Śaṅkarācārya · Śrīla Viśvanātha · Śrīla Baladeva · Vedānta Deśika

The duty is not arbitrary; it is grounded in your situation. Because you have been given a human life and the standing to act, the work that belongs to your place in life is yours to discharge, and that alone is the task; the words 'eva' and 'iti' deliberately shut out any rising thought of advantage here or hereafter.

Swami Ramsukhdas

And the point of dropping reward is not bleakage of all desire but freedom and purity. Fruit-desire is exactly what binds the doer to the deed, so releasing it loosens the bond; the resulting selfless action purifies the mind and readies it for knowledge of the Self. For the devotional readings the longing is not killed but redirected: the one fruit still sought is the Lord's grace, the rite being done because the Lord has asked it.
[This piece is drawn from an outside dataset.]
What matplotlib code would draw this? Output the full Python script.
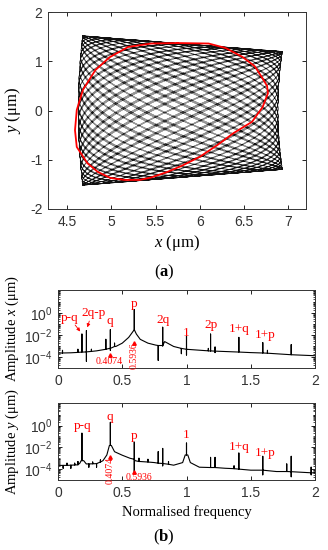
import matplotlib
matplotlib.use('Agg')
import matplotlib.pyplot as plt
from matplotlib import ticker
import numpy as np

plt.rcParams['font.family'] = 'Liberation Serif'
plt.rcParams['mathtext.fontset'] = 'custom'
plt.rcParams['mathtext.rm'] = 'Liberation Serif'
plt.rcParams['mathtext.it'] = 'Liberation Serif:italic'
plt.rcParams['mathtext.bf'] = 'Liberation Serif:bold'
plt.rcParams['mathtext.sf'] = 'Liberation Sans'

p_freq, q_freq = 0.5936, 0.4074
x_center, x_amp, x_2q_amp = 5.78, 1.13, 0.025
y_amp_mean, y_amp_mod = 1.36, 0.16
t_span = 120

# red closed orbit
red_x = [5.75, 6.10, 6.29, 6.48, 6.62, 6.70, 6.76, 6.77, 6.71, 6.59, 6.38, 6.20,
         6.00, 5.80, 5.63, 5.45, 5.32, 5.15, 4.99, 4.85, 4.73, 4.61, 4.59, 4.61,
         4.68, 4.82, 4.98, 5.19, 5.45, 5.75]
red_y = [1.37, 1.36, 1.27, 1.09, 0.90, 0.68, 0.50, 0.35, 0.07, -0.23, -0.46, -0.70,
         -0.94, -1.12, -1.25, -1.36, -1.41, -1.41, -1.37, -1.25, -1.07, -0.74, -0.40, 0.01,
         0.42, 0.82, 1.08, 1.29, 1.36, 1.37]

# ---- panel (b): spectra
# baseline (freq, amplitude)
bx_f = [0.0, 0.1, 0.2, 0.3, 0.4, 0.45, 0.5, 0.55, 0.575, 0.61, 0.64, 0.7, 0.76,
        0.83, 0.9, 1.0, 1.2, 1.5, 2.0]
bx_a = [2.2e-4, 2.4e-4, 2.8e-4, 3.6e-4, 6e-4, 9e-4, 1.8e-3, 6e-3, 1.5e-2, 1.2e-2, 4e-3, 1.8e-3, 1.2e-3,
        2.5e-3, 9e-4, 5e-4, 3.5e-4, 2.5e-4, 1.3e-4]
# peaks (freq, foot, top, dip)
px_peaks = [(0.035, 2.3e-4, 4e-4, 2.3e-4), (0.155, 2.6e-4, 5e-4, 2.6e-4),
            (0.1862, 2.8e-4, 1.2e-2, 2.8e-4), (0.2212, 2.9e-4, 2.5e-2, 4e-5),
            (0.26, 3.2e-4, 5e-4, 3.2e-4), (0.3724, 5e-4, 4e-3, 5e-4),
            (0.4074, 6e-4, 3e-2, 4e-4), (0.44, 9e-4, 1.8e-3, 9e-4),
            (0.5936, 3e-2, 2.0, 3e-2), (0.7798, 1.1e-3, 1.1e-3, 5e-5),
            (0.8148, 1.1e-3, 5e-2, 1e-3), (0.96, 6e-4, 6e-4, 2e-4),
            (1.0, 5e-4, 8e-3, 1.5e-4), (1.17, 3.6e-4, 6e-4, 3.6e-4),
            (1.1872, 3.5e-4, 1.2e-2, 3.5e-4), (1.2222, 3.4e-4, 8e-4, 2.5e-4),
            (1.4074, 2.8e-4, 6e-3, 2.8e-4), (1.5936, 2.3e-4, 2e-3, 2.3e-4),
            (1.63, 2.2e-4, 4e-4, 2.2e-4), (1.8148, 1.6e-4, 1.3e-3, 1.6e-4)]

by_f = [0.0, 0.15, 0.17, 0.18, 0.2, 0.22, 0.3, 0.35, 0.38, 0.4, 0.415, 0.44, 0.5,
        0.56, 0.6, 0.64, 0.75, 0.9, 0.97, 0.99, 1.01, 1.03, 1.1, 1.3, 1.5, 1.7, 2.0]
by_a = [2.2e-4, 2.5e-4, 3.5e-4, 6e-4, 6e-4, 3e-4, 3.2e-4, 6e-4, 2e-3, 1.5e-2, 1.5e-2, 4e-3, 1.9e-3,
        1e-3, 6e-4, 5e-4, 4e-4, 2.3e-4, 4e-4, 2e-3, 2e-3, 4e-4, 1.5e-4, 1.2e-4, 8e-5, 6e-5, 4.5e-5]
py_peaks = [(0.04, 2.2e-4, 2.2e-4, 1.2e-4), (0.07, 2.2e-4, 3.5e-4, 2.2e-4),
            (0.10, 2.3e-4, 2.3e-4, 1.2e-4), (0.13, 2.4e-4, 3.5e-4, 2.4e-4),
            (0.155, 2.5e-4, 5e-4, 2.5e-4), (0.1862, 6e-4, 0.2, 6e-4),
            (0.24, 3e-4, 3e-4, 1.5e-4), (0.27, 3.1e-4, 4.5e-4, 3.1e-4),
            (0.30, 3.2e-4, 3.2e-4, 1.5e-4), (0.33, 4.5e-4, 7e-4, 4.5e-4),
            (0.4074, 1.5e-2, 2.0, 1.5e-2), (0.5936, 8e-4, 3e-2, 6e-5),
            (0.63, 5e-4, 1e-3, 5e-4), (0.70, 4.5e-4, 8e-4, 4.5e-4),
            (0.7798, 3.5e-4, 4e-3, 3.5e-4), (0.8148, 3.3e-4, 8e-3, 2e-4),
            (0.86, 2.8e-4, 5e-4, 2.8e-4), (1.0, 2e-3, 2.5e-2, 2e-3),
            (1.1872, 1.4e-4, 1.2e-3, 1.4e-4), (1.2222, 1.4e-4, 1.2e-3, 1.4e-4),
            (1.37, 1.1e-4, 2e-4, 1.1e-4), (1.4074, 1.0e-4, 3e-3, 1.0e-4),
            (1.5936, 8e-5, 1.5e-3, 3e-5), (1.78, 6e-5, 3e-4, 6e-5),
            (1.8148, 5.8e-5, 1.5e-3, 2e-5), (1.97, 4.6e-5, 1.5e-4, 3e-5)]

# labels (text, freq, amplitude)
x_labels = [('p-q', 0.09, 10**-0.45), ('2q-p', 0.28, 10**0.0), ('q', 0.40, 10**-0.7),
            ('p', 0.59, 10**0.8), ('2q', 0.82, 10**-0.6), ('1', 1.0, 10**-1.8),
            ('2p', 1.19, 10**-1.1), ('1+q', 1.41, 10**-1.5), ('1+p', 1.61, 10**-2.0)]
y_labels = [('p-q', 0.19, 10**0.0), ('q', 0.40, 10**0.8), ('p', 0.59, 10**-1.0),
            ('1', 1.0, 10**-0.9), ('1+q', 1.41, 10**-2.0), ('1+p', 1.61, 10**-2.5)]


def merge(bf, ba, peaks):
    pts = [(f, 0, [a]) for f, a in zip(bf, ba)]
    pts += [(pk[0], 1, [pk[1], pk[2], pk[3], pk[1]]) for pk in peaks]
    pts.sort(key=lambda r: (r[0], r[1]))
    f, a = [], []
    for fr, _, vals in pts:
        for v in vals:
            f.append(fr)
            a.append(v)
    return f, a


fig = plt.figure(figsize=(3.28, 5.5), dpi=100)
W, H = 328., 550.


def box(l, t, r, b):
    return [l / W, 1 - b / H, (r - l) / W, (b - t) / H]


def style(ax):
    ax.tick_params(direction='in', top=True, right=True, length=3, width=0.6,
                   labelsize=10, pad=4, which='major')
    ax.tick_params(direction='in', top=True, right=True, length=1.6, width=0.5, which='minor')
    for s in ax.spines.values():
        s.set_linewidth(0.7)
        s.set_color('#333333')
    for lab in ax.get_xticklabels() + ax.get_yticklabels():
        lab.set_family('Liberation Sans')
        lab.set_color('#333333')


# panel (a)
ax1 = fig.add_axes(box(48, 12, 306, 209))
t = np.linspace(0, t_span, 60000)
cp = np.cos(2 * np.pi * p_freq * t)
cq = np.cos(2 * np.pi * q_freq * t)
traj_x = x_center - x_amp * cp + x_2q_amp * np.cos(4 * np.pi * q_freq * t)
traj_y = (y_amp_mean + y_amp_mod * cp) * cq
ax1.plot(traj_x, traj_y, color='#111111', lw=0.28)
ax1.plot(red_x, red_y, color='red', lw=1.3)
ax1.set_xlim(4.285, 7.2)
ax1.set_ylim(-2, 2)
ax1.set_xticks([4.5, 5, 5.5, 6, 6.5, 7])
ax1.set_xticklabels(['4.5', '5', '5.5', '6', '6.5', '7'])
ax1.set_yticks([-2, -1, 0, 1, 2])
ax1.set_yticklabels(['-2', '-1', '0', '1', '2'])
style(ax1)
ax1.set_xlabel('$x$ (μm)', fontsize=12, labelpad=3)
ax1.set_ylabel('$y$ (μm)', fontsize=12, labelpad=5)
fig.text(0.5, 1 - 272 / H, '($\\mathbf{a}$)', ha='center', va='center', fontsize=12)


def spectrum(ax, f, a, labels):
    ax.semilogy(f, a, color='black', lw=0.8)
    ax.set_xlim(0, 2)
    ax.set_ylim(1e-5, 1.2e2)
    ax.set_xticks([0, 0.5, 1, 1.5, 2])
    ax.set_xticklabels(['0', '0.5', '1', '1.5', '2'])
    ax.yaxis.set_major_locator(ticker.FixedLocator([1e-4, 1e-2, 1e0]))
    ax.set_yticklabels(['$\\mathsf{10^{-4}}$', '$\\mathsf{10^{-2}}$', '$\\mathsf{10^{0}}$'])
    ax.yaxis.set_minor_locator(ticker.LogLocator(base=10, subs=np.arange(1, 10), numticks=20))
    ax.yaxis.set_minor_formatter(ticker.NullFormatter())
    style(ax)
    for txt, fx, fy in labels:
        ax.text(fx, fy, txt, color='red', fontsize=9.5, ha='center', va='center')


ax2 = fig.add_axes(box(58, 290, 315, 368))
fx, ax_ = merge(bx_f, bx_a, px_peaks)
spectrum(ax2, fx, ax_, x_labels)
ax2.set_ylabel('Amplitude $x$ (μm)', fontsize=10.5, labelpad=2)
ax2.annotate('', xy=(0.186, 1.3e-2), xytext=(0.12, 10**-0.9),
             arrowprops=dict(arrowstyle='-|>', color='red', lw=0.6, mutation_scale=5))
ax2.annotate('', xy=(0.222, 2.8e-2), xytext=(0.25, 10**-0.5),
             arrowprops=dict(arrowstyle='-|>', color='red', lw=0.6, mutation_scale=5))
ax2.plot([0.4074], [1.6e-4], marker='^', color='red', ms=2.5)
ax2.text(0.40, 10**-4.45, '0.4074', color='red', fontsize=7, ha='center', va='center')
ax2.plot([0.5936], [2e-3], marker='^', color='red', ms=2.5)
ax2.text(0.5936, 10**-3.85, '0.5936', color='red', fontsize=7, ha='center', va='center',
         rotation=90)

ax3 = fig.add_axes(box(58, 403, 315, 480))
fy, ay = merge(by_f, by_a, py_peaks)
spectrum(ax3, fy, ay, y_labels)
ax3.set_ylabel('Amplitude $y$ (μm)', fontsize=10.5, labelpad=2)
ax3.plot([0.4074], [1.2e-3], marker='^', color='red', ms=2.5)
ax3.text(0.4074, 10**-4.15, '0.4074', color='red', fontsize=7, ha='center', va='center',
         rotation=90)
ax3.plot([0.5936], [5e-5], marker='^', color='red', ms=2.5)
ax3.text(0.63, 10**-4.75, '0.5936', color='red', fontsize=7, ha='center', va='center')
ax3.set_xlabel('Normalised frequency', fontsize=10.5, labelpad=4)
fig.text(0.5, 1 - 537 / H, '($\\mathbf{b}$)', ha='center', va='center', fontsize=12)

fig.savefig('out.png', dpi=100)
Swami Ramsukhdas · Madhusūdana Sarasvatī · Swami Sivananda · Śrī Puruṣottama

Contemplation

Notice where the binding force in any action really lies. It is not the work itself that ties you down but the wanting of its fruit; fruit-desire alone fastens the doer to the deed. So when you take up any duty that has genuinely come to you, try shifting the whole weight of your attention from what it might yield to the simple fact that it is yours to do. Hold the mind steady in one conviction: this is to be done because it is to be done, and nothing is to be gained here for me. Let go of your hold on the materials, the place, the timing, the outcome; keep only the duty. Done this way, even ordinary work stops adding to your ego and begins to dissolve it, because there is no private gain left for the self to clutch. This is how a simple act becomes a means of inner cleansing and freedom rather than another knot.